Self-consciousness can be an awkward burden, and if you’re already not prone to confidence and certainty regarding your decisions, it can often feel totally overwhelming. It’s a cruel fact that frequently, the more you analyze the choices presented to you, the less happy you’ll be with whatever you choose. This is because happiness often does not stem from the actual results of your choices – it emerges from the confidence with which you make them, a confidence of seeing your desires validated in real time. When you are young, you have few choices and few desires; when you age, you find yourself surrounded by infinite possible choices, the very diversity of the things you can choose to pursue making the achievement of happiness by your choices feel all the more impossible.

And so Kaoru does what I often do when faced with this decision paralysis, and subsequent shame over being the kind of person who’s always beset by decision paralysis: she gets a beer. Sitting by the riverside and idly dreaming, she finds herself again beset by fantasy hunks, and once more fails to decide between takoyaki and edamame. But when she opens her eyes, she sees one of each in her hands: her friends have bought both snacks, and are happy to share them with her. As Rilakkuma and Kaoru’s aesthetic consistently attests, for all of our anxieties, disappointments, and fears of failure, we should remember that the world around us is a generous place, and that moments shared with friends are valuable and worth cherishing, even if they don’t necessarily embody the “best possible sequence of choices” that could have led you through life. After all, your sequence of choices led you to this moment, correct? And isn’t this moment special? 

As Kaoru laments her indecisiveness, the fireworks begin, lighting up the sky. Rilakkuma steps over, taking both the takoyaki and edamame, and happily munching on both. Kaoru hesitantly asks “is it okay if I don’t choose,” to which he immediately nods. We need not deny ourselves the good things in life because we are worried about missing out, and we need not assume every single choice is going to consign us to some terrible, inescapable fate. Our choices stand alone, their full consequences are often beyond our comprehension, and the daily business of life continues either way. Indecision is ultimately its own choice, and one with the fewest interesting consequences. 

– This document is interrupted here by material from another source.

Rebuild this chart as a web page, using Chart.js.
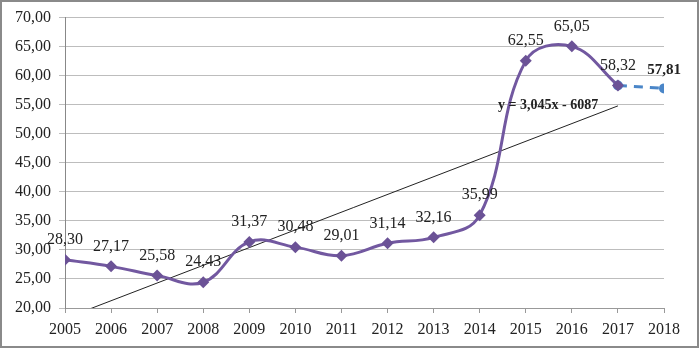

And as it turns out, trying both offers Kaoru a key revelation: they’re both delicious. There was no wrong choice after all, just the choice she made and the confidence with which she made it. In the end, just as the anxiety of choice is of our own self-conscious making, so is the lament of disappointment afterwards; if we are open to what comes, many choices can be “correct.” This revelation is reframed on a much greater scale when Kaoru returns to work, and is surprised to learn that “your beautiful handwriting is well-acknowledged within this company.” Though it only takes a little doubt to make us second-guess our choices, it similarly takes just a little faith and encouragement to right our ship again. So go. Eat. Try. Maybe the edamame won’t be to your liking, and maybe some path won’t be the right one for you. That’s alright – we may not be getting younger, but we’re getting older pretty slowly too. There’s always tomorrow’s choices ahead of us.